PROBLEM TO SOLVE
Pictures in the data below are not part of the copy; transcribe everything else exactly.

SOURCE DATA
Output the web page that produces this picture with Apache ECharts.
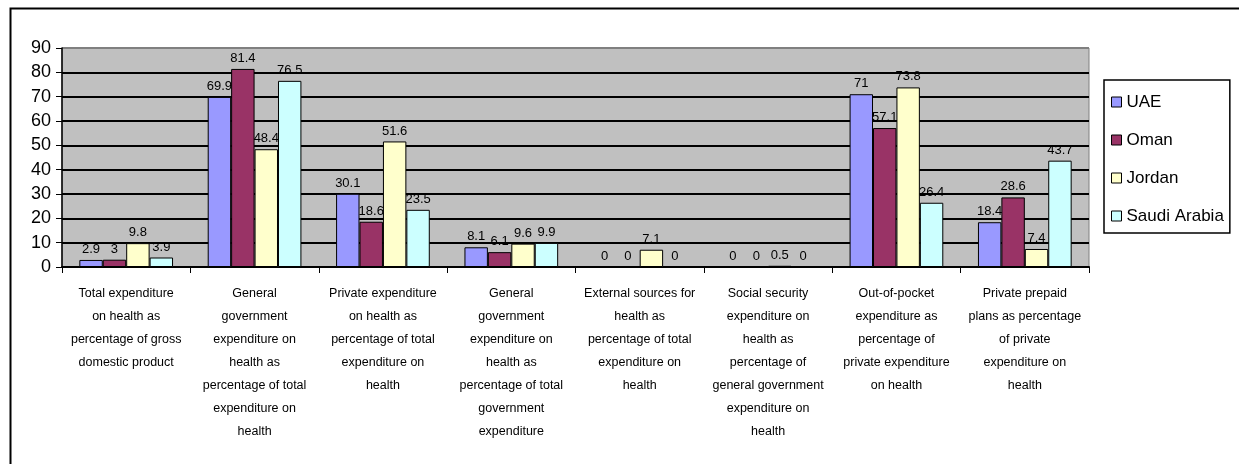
<!DOCTYPE html>
<html>
<head>
<meta charset="utf-8">
<script src="https://cdn.jsdelivr.net/npm/echarts@6/dist/echarts.min.js"></script>
<style>html,body{margin:0;padding:0;background:#fff;}#c{width:1239px;height:464px;}</style>
</head>
<body>
<div id="c"></div>
<script>
const categories = [
  "Total expenditure\non health as\npercentage of gross\ndomestic product",
  "General\ngovernment\nexpenditure on\nhealth as\npercentage of total\nexpenditure on\nhealth",
  "Private expenditure\non health as\npercentage of total\nexpenditure on\nhealth",
  "General\ngovernment\nexpenditure on\nhealth as\npercentage of total\ngovernment\nexpenditure",
  "External sources for\nhealth as\npercentage of total\nexpenditure on\nhealth",
  "Social security\nexpenditure on\nhealth as\npercentage of\ngeneral government\nexpenditure on\nhealth",
  "Out-of-pocket\nexpenditure as\npercentage of\nprivate expenditure\non health",
  "Private prepaid\nplans as percentage\nof private\nexpenditure on\nhealth"
];
const seriesNames = ["UAE", "Oman", "Jordan", "Saudi Arabia"];
const uae = [2.9, 69.9, 30.1, 8.1, 0, 0, 71, 18.4];
const oman = [3, 81.4, 18.6, 6.1, 0, 0, 57.1, 28.6];
const jordan = [9.8, 48.4, 51.6, 9.6, 7.1, 0.5, 73.8, 7.4];
const saudi = [3.9, 76.5, 23.5, 9.9, 0, 0, 26.4, 43.7];
const yMin = 0, yMax = 90, yStep = 10;

const colors = ["#9999FF", "#993366", "#FFFFCC", "#CCFFFF"];
const narrow = "'Liberation Sans Narrow', 'Liberation Sans', Arial, sans-serif";
const regular = "'Liberation Sans', Arial, sans-serif";
const values = [uae, oman, jordan, saudi];

const chart = echarts.init(document.getElementById('c'), null, {renderer: 'canvas'});
const splitColors = [];
for (let v = yMin; v <= yMax; v += yStep) splitColors.push(v === yMax ? '#808080' : '#000000');

chart.setOption({
  animation: false,
  backgroundColor: '#ffffff',
  graphic: [{
    type: 'rect', left: 8, top: 6, z: 100,
    shape: {width: 1240, height: 470},
    style: {fill: 'none', stroke: '#000', lineWidth: 2}
  }],
  grid: {
    left: 62, right: 150, top: 48, bottom: 197,
    show: true, backgroundColor: '#C0C0C0', borderColor: '#808080', borderWidth: 1
  },
  legend: {
    orient: 'vertical', left: 1104, top: 80,
    data: seriesNames,
    icon: 'rect', itemWidth: 10, itemHeight: 10, itemGap: 18, itemTextGap: 7,
    padding: [12, 6, 7, 7],
    borderColor: '#000', borderWidth: 1.5,
    itemStyle: {borderColor: '#000', borderWidth: 1},
    textStyle: {fontFamily: regular, fontSize: 17, color: '#000', lineHeight: 20}
  },
  xAxis: {
    type: 'category', data: categories,
    axisLine: {lineStyle: {color: '#000', width: 2}},
    axisTick: {show: true, length: 6, interval: 0, lineStyle: {color: '#000', width: 1}},
    axisLabel: {interval: 0, margin: 15, fontFamily: narrow, fontSize: 12.5, lineHeight: 23, color: '#000', verticalAlign: 'top'}
  },
  yAxis: {
    type: 'value', min: yMin, max: yMax, interval: yStep,
    axisLine: {show: true, lineStyle: {color: '#000', width: 1.5}},
    axisTick: {show: true, length: 6, lineStyle: {color: '#000'}},
    axisLabel: {fontFamily: regular, fontSize: 18, color: '#000', margin: 11},
    splitLine: {show: true, lineStyle: {color: splitColors, width: 2}}
  },
  series: seriesNames.map((n, i) => ({
    name: n, type: 'bar', data: values[i],
    barGap: '0%', barCategoryGap: '27%',
    itemStyle: {color: colors[i], borderColor: '#000', borderWidth: 1},
    label: {show: true, position: 'top', distance: 4, fontFamily: narrow, fontSize: 13, color: '#000'}
  }))
});
</script>
</body>
</html>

RESPONSE
Output the web page that produces this picture with Apache ECharts.
<!DOCTYPE html>
<html>
<head>
<meta charset="utf-8">
<script src="https://cdn.jsdelivr.net/npm/echarts@6/dist/echarts.min.js"></script>
<style>html,body{margin:0;padding:0;background:#fff;}#c{width:1239px;height:464px;}</style>
</head>
<body>
<div id="c"></div>
<script>
const categories = [
  "Total expenditure\non health as\npercentage of gross\ndomestic product",
  "General\ngovernment\nexpenditure on\nhealth as\npercentage of total\nexpenditure on\nhealth",
  "Private expenditure\non health as\npercentage of total\nexpenditure on\nhealth",
  "General\ngovernment\nexpenditure on\nhealth as\npercentage of total\ngovernment\nexpenditure",
  "External sources for\nhealth as\npercentage of total\nexpenditure on\nhealth",
  "Social security\nexpenditure on\nhealth as\npercentage of\ngeneral government\nexpenditure on\nhealth",
  "Out-of-pocket\nexpenditure as\npercentage of\nprivate expenditure\non health",
  "Private prepaid\nplans as percentage\nof private\nexpenditure on\nhealth"
];
const seriesNames = ["UAE", "Oman", "Jordan", "Saudi Arabia"];
const uae = [2.9, 69.9, 30.1, 8.1, 0, 0, 71, 18.4];
const oman = [3, 81.4, 18.6, 6.1, 0, 0, 57.1, 28.6];
const jordan = [9.8, 48.4, 51.6, 9.6, 7.1, 0.5, 73.8, 7.4];
const saudi = [3.9, 76.5, 23.5, 9.9, 0, 0, 26.4, 43.7];
const yMin = 0, yMax = 90, yStep = 10;

const colors = ["#9999FF", "#993366", "#FFFFCC", "#CCFFFF"];
const narrow = "'Liberation Sans Narrow', 'Liberation Sans', Arial, sans-serif";
const regular = "'Liberation Sans', Arial, sans-serif";
const values = [uae, oman, jordan, saudi];

const chart = echarts.init(document.getElementById('c'), null, {renderer: 'canvas'});
const splitColors = [];
for (let v = yMin; v <= yMax; v += yStep) splitColors.push(v === yMax ? '#808080' : '#000000');

chart.setOption({
  animation: false,
  backgroundColor: '#ffffff',
  graphic: [{
    type: 'rect', left: 8, top: 6, z: 100,
    shape: {width: 1240, height: 470},
    style: {fill: 'none', stroke: '#000', lineWidth: 2}
  }],
  grid: {
    left: 62, right: 150, top: 48, bottom: 197,
    show: true, backgroundColor: '#C0C0C0', borderColor: '#808080', borderWidth: 1
  },
  legend: {
    orient: 'vertical', left: 1104, top: 80,
    data: seriesNames,
    icon: 'rect', itemWidth: 10, itemHeight: 10, itemGap: 18, itemTextGap: 7,
    padding: [12, 6, 7, 7],
    borderColor: '#000', borderWidth: 1.5,
    itemStyle: {borderColor: '#000', borderWidth: 1},
    textStyle: {fontFamily: regular, fontSize: 17, color: '#000', lineHeight: 20}
  },
  xAxis: {
    type: 'category', data: categories,
    axisLine: {lineStyle: {color: '#000', width: 2}},
    axisTick: {show: true, length: 6, interval: 0, lineStyle: {color: '#000', width: 1}},
    axisLabel: {interval: 0, margin: 15, fontFamily: narrow, fontSize: 12.5, lineHeight: 23, color: '#000', verticalAlign: 'top'}
  },
  yAxis: {
    type: 'value', min: yMin, max: yMax, interval: yStep,
    axisLine: {show: true, lineStyle: {color: '#000', width: 1.5}},
    axisTick: {show: true, length: 6, lineStyle: {color: '#000'}},
    axisLabel: {fontFamily: regular, fontSize: 18, color: '#000', margin: 11},
    splitLine: {show: true, lineStyle: {color: splitColors, width: 2}}
  },
  series: seriesNames.map((n, i) => ({
    name: n, type: 'bar', data: values[i],
    barGap: '0%', barCategoryGap: '27%',
    itemStyle: {color: colors[i], borderColor: '#000', borderWidth: 1},
    label: {show: true, position: 'top', distance: 4, fontFamily: narrow, fontSize: 13, color: '#000'}
  }))
});
</script>
</body>
</html>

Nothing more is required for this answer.